The appellant sued to collect for personal injuries which he allegedly sustained when a vehicle in which he was riding as a guest passenger was struck from behind by another vehicle. Originally named as defendants were John Junior Johnson, the rider of the vehicle in which the appellant was riding; Alfonza Brown, the driver of the vehicle which hit them; Roundtree Transfer Company, Inc., a trucking firm for which Brown was driving; and Progressive Casualty Insurance Company, Roundtree Transfer's liability insurer. The statute of limitation expired the day after suit was filed. The trial court dismissed both Brown and Roundtree Transfer from the case over a year and a half later because neither had been served. Ruling that under Code Ann. 68-612 Progressive Casualty was not subject to suit unless its insured was joined as a co-defendant, the trial court then dismissed the action as to Progressive Casualty. In the same order, it granted summary judgment to Johnson on the ground that the record negated any allegation that he was guilty of gross negligence.
The case was litigated in the State Court of Tattnall County. In his original notice of appeal, the appellant directed the appeal "to the Superior Court of Tattnall County" rather than to this court. Over two months later, after the expiration of the statutory appeal period, he filed an amendment to the notice of appeal to correct the error. Contending that the defect in the original notice could not be amended, Progressive Casualty has moved to dismiss the appeal. Held:
1. Code Ann. 6-905 (Ga. L. 1965, pp. 18, 40) provides that the Appellate Practice Act "shall be liberally construed so as to bring about a decision on the merits of every case appealed, and to avoid dismissal of any case or refusal to consider any points raised therein, except as may be specifically referred to herein." Pursuant to Code Ann. 6-809 (b), as amended by Ga. L. 1972, p. 624, "[i]f an error appears in the notice of appeal, the court shall allow the notice of appeal to be amended at any time prior to judgment to perfect the appeal so that the appellate court can and will pass upon the appeal and not dismiss it." In accordance with these statutory provisions, we hold that the appellant was entitled to amend his notice of appeal to correct the name of the court to which the appeal was directed.
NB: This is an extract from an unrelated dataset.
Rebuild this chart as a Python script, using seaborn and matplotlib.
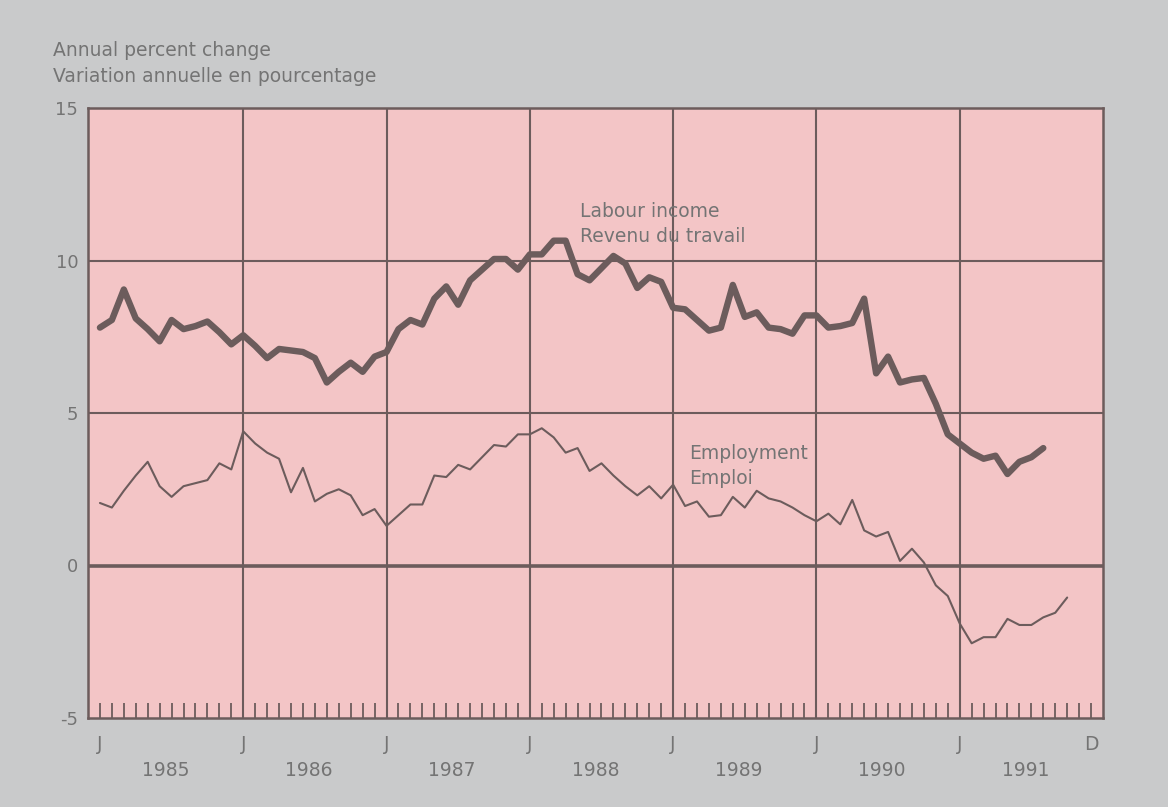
import numpy as np
import pandas as pd
import seaborn as sns
import matplotlib.pyplot as plt
import matplotlib.transforms as mtransforms

# monthly annual % change, Jan 1985 onward
labour_income = [
    7.8, 8.05, 9.05, 8.1, 7.75, 7.35, 8.05, 7.75, 7.85, 8.0, 7.65, 7.25,      # 1985
    7.55, 7.2, 6.8, 7.1, 7.05, 7.0, 6.8, 6.0, 6.35, 6.65, 6.35, 6.85,         # 1986
    7.0, 7.75, 8.05, 7.9, 8.75, 9.15, 8.55, 9.35, 9.7, 10.05, 10.05, 9.7,     # 1987
    10.2, 10.2, 10.65, 10.65, 9.55, 9.35, 9.75, 10.15, 9.9, 9.1, 9.45, 9.3,   # 1988
    8.45, 8.4, 8.05, 7.7, 7.8, 9.2, 8.15, 8.3, 7.8, 7.75, 7.6, 8.2,           # 1989
    8.2, 7.8, 7.85, 7.95, 8.75, 6.3, 6.85, 6.0, 6.1, 6.15, 5.3, 4.3,          # 1990
    4.0, 3.7, 3.5, 3.6, 3.0, 3.4, 3.55, 3.85,                                 # 1991
]
employment = [
    2.05, 1.9, 2.45, 2.95, 3.4, 2.6, 2.25, 2.6, 2.7, 2.8, 3.35, 3.15,         # 1985
    4.4, 4.0, 3.7, 3.5, 2.4, 3.2, 2.1, 2.35, 2.5, 2.3, 1.65, 1.85,            # 1986
    1.3, 1.65, 2.0, 2.0, 2.95, 2.9, 3.3, 3.15, 3.55, 3.95, 3.9, 4.3,          # 1987
    4.3, 4.5, 4.2, 3.7, 3.85, 3.1, 3.35, 2.95, 2.6, 2.3, 2.6, 2.2,            # 1988
    2.65, 1.95, 2.1, 1.6, 1.65, 2.25, 1.9, 2.45, 2.2, 2.1, 1.9, 1.65,         # 1989
    1.45, 1.7, 1.35, 2.15, 1.15, 0.95, 1.1, 0.15, 0.55, 0.1, -0.65, -1.0,     # 1990
    -1.9, -2.55, -2.35, -2.35, -1.75, -1.95, -1.95, -1.7, -1.55, -1.05,       # 1991
]
years = ["1985", "1986", "1987", "1988", "1989", "1990", "1991"]
y_ticks = [-5, 0, 5, 10, 15]

BG = "#c9cacb"
PINK = "#f3c5c6"
INK = "#6c5c5c"
TXT = "#747474"
FS = 13.5

df = pd.concat([
    pd.DataFrame({"month": np.arange(len(labour_income)), "value": labour_income, "series": "labour"}),
    pd.DataFrame({"month": np.arange(len(employment)), "value": employment, "series": "employment"}),
])

sns.set_theme(style="white")
plt.rcParams["font.family"] = ["DejaVu Sans"]

fig = plt.figure(figsize=(11.68, 8.07), dpi=100, facecolor=BG)
ax = fig.add_axes([88 / 1168, 1 - 718 / 807, (1103 - 88) / 1168, (718 - 108) / 807])
ax.set_facecolor(PINK)

sns.lineplot(data=df[df.series == "labour"], x="month", y="value", ax=ax,
             color=INK, linewidth=4.6, legend=False)
sns.lineplot(data=df[df.series == "employment"], x="month", y="value", ax=ax,
             color=INK, linewidth=1.5, legend=False)

n_months = 12 * len(years)
ax.set_xlim(-1, n_months)
ax.set_ylim(-5, 15)

# grid: yearly verticals, 5-unit horizontals, heavier zero line
for m in range(12, n_months, 12):
    ax.axvline(m, color=INK, lw=1.5, zorder=1)
for v in (5, 10):
    ax.axhline(v, color=INK, lw=1.5, zorder=1)
ax.axhline(0, color=INK, lw=2.6, zorder=1)

for s in ax.spines.values():
    s.set_color(INK)
    s.set_linewidth(1.8)

ax.set_yticks(y_ticks)
ax.set_yticklabels([str(t) for t in y_ticks], color=TXT, fontsize=FS - 0.5)
ax.tick_params(axis="y", length=0, pad=7)

ax.set_xticks([])
ax.set_xticks([m for m in range(n_months) if m % 12 != 0 or m == 0], minor=True)
ax.tick_params(axis="x", which="minor", direction="in", length=11, width=1.3,
               color=INK, bottom=True)
ax.set_xlabel("")
ax.set_ylabel("")

tr = mtransforms.blended_transform_factory(ax.transData, fig.transFigure)
for i, yr in enumerate(years):
    ax.text(12 * i, 1 - 745 / 807, "J", transform=tr, ha="center", va="center",
            color=TXT, fontsize=FS)
    ax.text(12 * i + 5.5, 1 - 771 / 807, yr, transform=tr, ha="center", va="center",
            color=TXT, fontsize=FS)
ax.text(n_months - 1, 1 - 745 / 807, "D", transform=tr, ha="center", va="center",
        color=TXT, fontsize=FS)

fig.text(53 / 1168, 1 - 51 / 807, "Annual percent change", color=TXT, fontsize=FS, va="center")
fig.text(53 / 1168, 1 - 76 / 807, "Variation annuelle en pourcentage", color=TXT, fontsize=FS, va="center")

ax.text(40.2, 11.6, "Labour income", color=TXT, fontsize=FS, va="center")
ax.text(40.2, 10.8, "Revenu du travail", color=TXT, fontsize=FS, va="center")
ax.text(49.3, 3.66, "Employment", color=TXT, fontsize=FS, va="center")
ax.text(49.3, 2.84, "Emploi", color=TXT, fontsize=FS, va="center")

fig.savefig("out.png", dpi=100, facecolor=BG)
The motion to dismiss is accordingly denied.
2. We sustain the trial court's finding that Johnson was entitled to judgment as a matter of law based on the uncontroverted facts appearing in the record. The collision occurred just after Johnson pulled onto a highway from a side road. He testified in his deposition that he looked both ways to make sure the way was clear and that he had already shifted into high gear when his vehicle was struck. The appellant's deposition testimony totally corroborates this version, and in fact the appellant admits that he told Johnson the way was clear before the latter pulled out. Thus, there is no basis for a finding that Johnson was guilty of negligence, gross or otherwise.
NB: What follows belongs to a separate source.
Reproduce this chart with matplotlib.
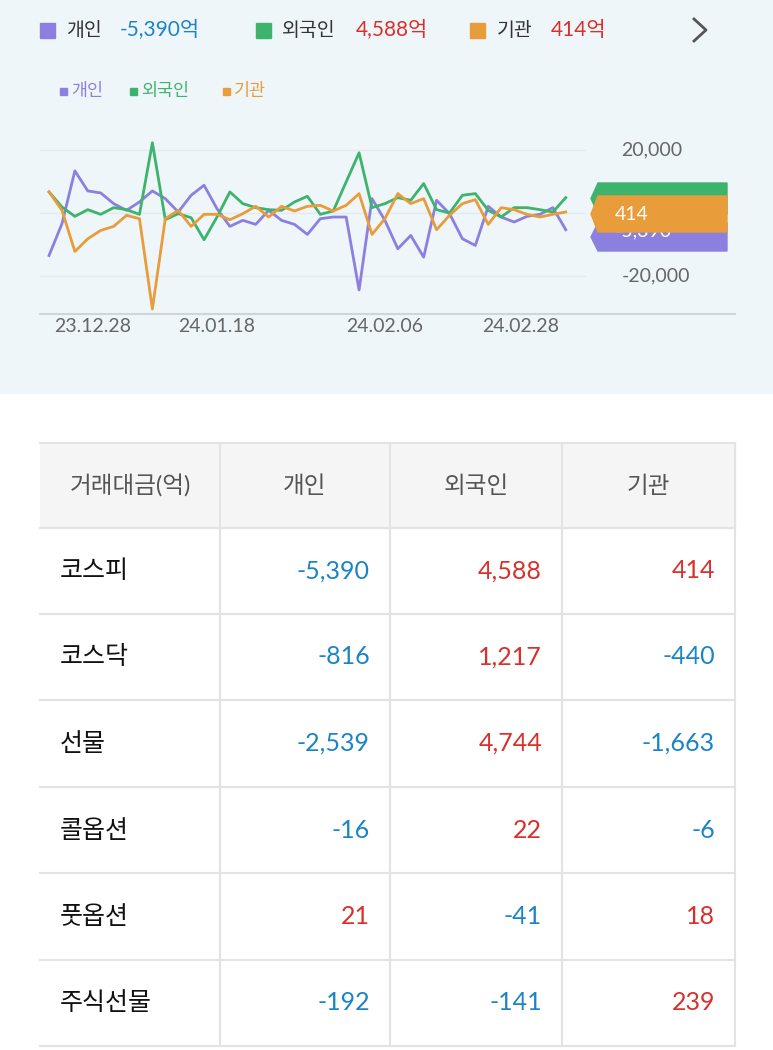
import matplotlib
matplotlib.use("Agg")
import matplotlib.pyplot as plt
from matplotlib.patches import Rectangle, Polygon

plt.rcParams["font.family"] = ["Lato", "Noto Sans CJK KR", "Noto Sans CJK JP", "Noto Sans CJK SC", "DejaVu Sans"]

# ---------------- data ----------------
series_names = ["개인", "외국인", "기관"]
zy_green = [215,260,288,268,282,262,268,282,68,298,280,292,358,290,215,250,262,268,270,245,228,282,272,185,98,262,250,232,240,190,268,278,225,220,270,290,262,262,268,275,232]
zy_orange = [215,270,393,355,330,318,285,295,565,295,270,318,282,282,298,280,258,290,258,272,258,255,272,255,220,342,295,220,250,235,328,285,250,238,312,262,268,282,290,282,275]
zy_purple = [405,310,152,212,218,250,270,245,212,235,275,225,195,265,318,300,312,270,300,312,342,295,290,290,508,235,300,385,345,410,240,280,355,375,258,290,305,288,282,262,328]
foreign = [round((278 - y) * 106) for y in zy_green]
inst = [round((278 - y) * 106) for y in zy_orange]
indiv = [round((278 - y) * 106) for y in zy_purple]
tick_pos = [3.4, 13, 26, 36.5]
tick_labels = ["23.12.28", "24.01.18", "24.02.06", "24.02.28"]
y_ticks = [20000, -20000]

totals = ["-5,390억", "4,588억", "414억"]
tag_values = ["4,584", "414", "-5,390"]

table_header = ["거래대금(억)", "개인", "외국인", "기관"]
row_labels = ["코스피", "코스닥", "선물", "콜옵션", "풋옵션", "주식선물"]
table_values = [
    [-5390, 4588, 414],
    [-816, 1217, -440],
    [-2539, 4744, -1663],
    [-16, 22, -6],
    [21, -41, 18],
    [-192, -141, 239],
]

PURPLE, GREEN, ORANGE = "#8b7fe0", "#3db36b", "#e89c3a"
BLUE, RED = "#1a84c7", "#d9302c"
W, H = 773, 1050

fig = plt.figure(figsize=(W / 100, H / 100), dpi=100)
ov = fig.add_axes([0, 0, 1, 1])
ov.set_xlim(0, W); ov.set_ylim(H, 0); ov.axis("off")
ov.add_patch(Rectangle((0, 0), W, 393, color="#eff6fa", zorder=0))

# top legend
def sq(x, y, c, s=15):
    ov.add_patch(Rectangle((x, y - s / 2), s, s, color=c))
ty = 30
sq(40, ty, PURPLE); ov.text(66, ty, "개인", fontsize=14, color="#333", va="center")
ov.text(120, ty, totals[0], fontsize=15, color=BLUE, va="center")
sq(256, ty, GREEN); ov.text(282, ty, "외국인", fontsize=14, color="#333", va="center")
ov.text(356, ty, totals[1], fontsize=15, color=RED, va="center")
sq(470, ty, ORANGE); ov.text(497, ty, "기관", fontsize=14, color="#333", va="center")
ov.text(551, ty, totals[2], fontsize=15, color=RED, va="center")
ov.plot([694, 706, 694], [19, 30, 41], color="#555", lw=2)

# chart legend
ly = 91
for x, c, t in [(60, PURPLE, "개인"), (130, GREEN, "외국인"), (223, ORANGE, "기관")]:
    sq(x, ly, c, 7)
    ov.text(x + 11, ly, t, fontsize=12.5, color=c, va="center")

# chart
ax = fig.add_axes([40 / W, 1 - 314 / H, 695 / W, 184 / H])
ax.patch.set_alpha(0)
x = list(range(len(indiv)))
ax.plot(x, indiv, color=PURPLE, lw=2)
ax.plot(x, foreign, color=GREEN, lw=2)
ax.plot(x, inst, color=ORANGE, lw=2)
ax.set_xlim(-0.7, 53.1)
ax.set_ylim(-32000, 26300)
for v in y_ticks + [0]:
    ax.plot([-0.7, 41.5], [v, v], color="#e4ebef", lw=1, zorder=0)
for s in ["top", "right", "left"]:
    ax.spines[s].set_visible(False)
ax.spines["bottom"].set_color("#cfd6da"); ax.spines["bottom"].set_linewidth(1.5)
ax.set_yticks([]); ax.set_xticks(tick_pos)
ax.set_xticklabels(tick_labels, fontsize=14, color="#666")
ax.tick_params(axis="x", length=0, pad=3)
for v in y_ticks:
    ax.text(44.3, v, f"{v:,}", fontsize=14, color="#666", va="center")

# tags (later ones cover earlier ones, as in the reference)
def tag(ytop, ybot, c, txt, z, dy=0):
    ym = (ytop + ybot) / 2
    ov.add_patch(Polygon([(598, ytop), (727, ytop), (727, ybot), (598, ybot), (591, ym)], color=c, zorder=z))
    ov.text(615, ym + dy, txt, fontsize=14, color="white", va="center", zorder=z + 0.5)
tag(183, 214, GREEN, tag_values[0], 3, dy=5)
tag(223, 251, PURPLE, tag_values[2], 5, dy=-6)
tag(196, 232, ORANGE, tag_values[1], 7)

# table
cols = [40, 220, 390, 562, 735]
rows = [443, 528, 614, 700, 787, 873, 960, 1046]
ov.add_patch(Rectangle((40, 443), 695, 85, color="#f5f5f5", zorder=0))
LC = "#e3e3e3"
for yv in rows:
    ov.plot([40, 735], [yv, yv], color=LC, lw=1.5)
for xv in cols[1:]:
    ov.plot([xv, xv], [443, 1046], color=LC, lw=1.5)
for i, h in enumerate(table_header):
    ov.text((cols[i] + cols[i + 1]) / 2, 486, h, fontsize=17, color="#555", ha="center", va="center")
for r, (lab, vals) in enumerate(zip(row_labels, table_values)):
    yc = (rows[r + 1] + rows[r + 2]) / 2
    ov.text(60, yc, lab, fontsize=18, color="#111", va="center")
    for j, v in enumerate(vals):
        ov.text(cols[j + 2] - 20, yc, f"{v:,}", fontsize=18, color=BLUE if v < 0 else RED,
                ha="right", va="center")

fig.savefig("out.png", dpi=100)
3. The dismissal of the action against Progressive Casualty because of the failure to obtain service on Roundtree Transfer was not authorized. In Great American Indem. Co. v. Vickers, 183 Ga. 233 (188 SE 24) (1936), the Supreme Court held that under Code 68-612, a member of the public who is injured by the negligence of a motor common carrier need not obtain a judgment against the carrier as a condition precedent to bringing suit against the carrier's insurer, any contractual agreement between the insurer and the carrier to the contrary notwithstanding. Progressive Casualty contends that this holding was abrogated by Ga. L. 1937, pp. 730, 731, which added the following language to the code section: "It shall be permissible under this chapter for any person having a cause of action arising hereunder in tort or contract to join in the same suit the carrier and its surety in the event a bond is given. If a policy of indemnity insurance is given in lieu of bond, it shall be permissible to join the motor carrier and the insurance carrier in the same action whether arising in tort or contract." We discern no conflict between this amendment and the holding in Vickers to the effect that the plaintiff need not obtain a judgment against the carrier in order to impose liability on the insurer. Furthermore, the holding in Vickers was reaffirmed in Md. Cas. Co. v. Dobson, 57 Ga. App. 594 (3) (196 SE 300) (1938), a year after the enactment of the amendment. Thus, we conclude that while Code 68-618, as amended, permits joinder of the carrier and the insurer, it does not require it.
4. While Progressive Casualty also contends that a grant of summary judgment in its favor would have been authorized under the Motor Vehicle Accident Reparations Act (Code Ann. 56-3401b et seq.), due to evidence allegedly establishing the absence of a "serious injury" to the appellant, we are unable to consider this issue since it was not ruled on by the trial court. See generally Smith v. Helms, 140 Ga. App. 267 (3) (231 SE2d 778) (1976).
5. For the foregoing reasons, the grant of summary judgment in favor of appellee Johnson is affirmed, and the grant of Progressive Casualty's motion to dismiss is reversed.
Bobby Jones, Frederick Kramer, Charles Brannen, for appellees.